A variety of interagency projects are also in progress that will address key recommendations in the Strategy. For example, Federal agencies are already putting together a joint database to share and synthesize vulnerability assessments that help to identify species or systems likely to be most affected by climate changes, as well as developing shared guidelines for using and interpreting climate change models and scenarios. Similarly, agencies are working together to develop training on the development and use of vulnerability assessments and other tools for managing under uncertainty.

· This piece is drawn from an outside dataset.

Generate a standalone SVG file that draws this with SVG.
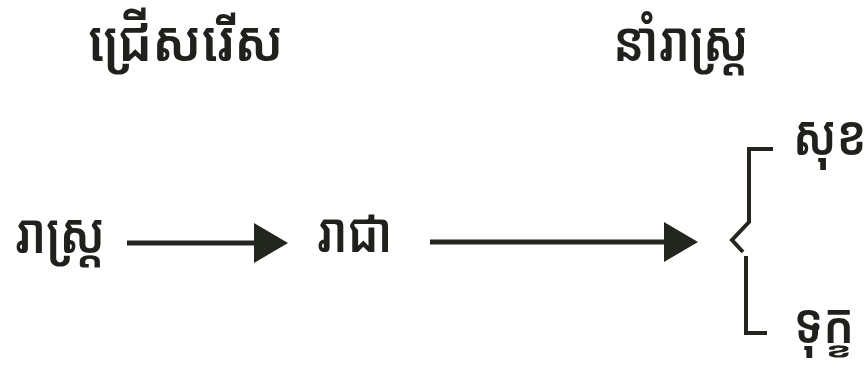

States are working to update their State Wildlife Action Plans to incorporate climate change and other topics. Revisions of State Wildlife Action Plans could incorporate appropriate elements of this Strategy to help reduce the impacts of climate change on Species of Greatest Conservation Need and their associated habitats. Some state fish and wildlife agencies are also considering how to align some of their State Adaptation Plan goals and actions with the Strategy as those plans are developed or updated.

The Strategy encourages Landscape Conservation Cooperatives to take a lead role in implementation, and several LCCs are already using the Strategy to help inform their work and regional priorities. Many ongoing and planned LCC projects are well aligned with Strategy recommendations, including efforts to identify refugia areas for vulnerable species, conduct research into impacts of sea level rise on coastal habitats, and develop standards and criteria for vulnerability assessments.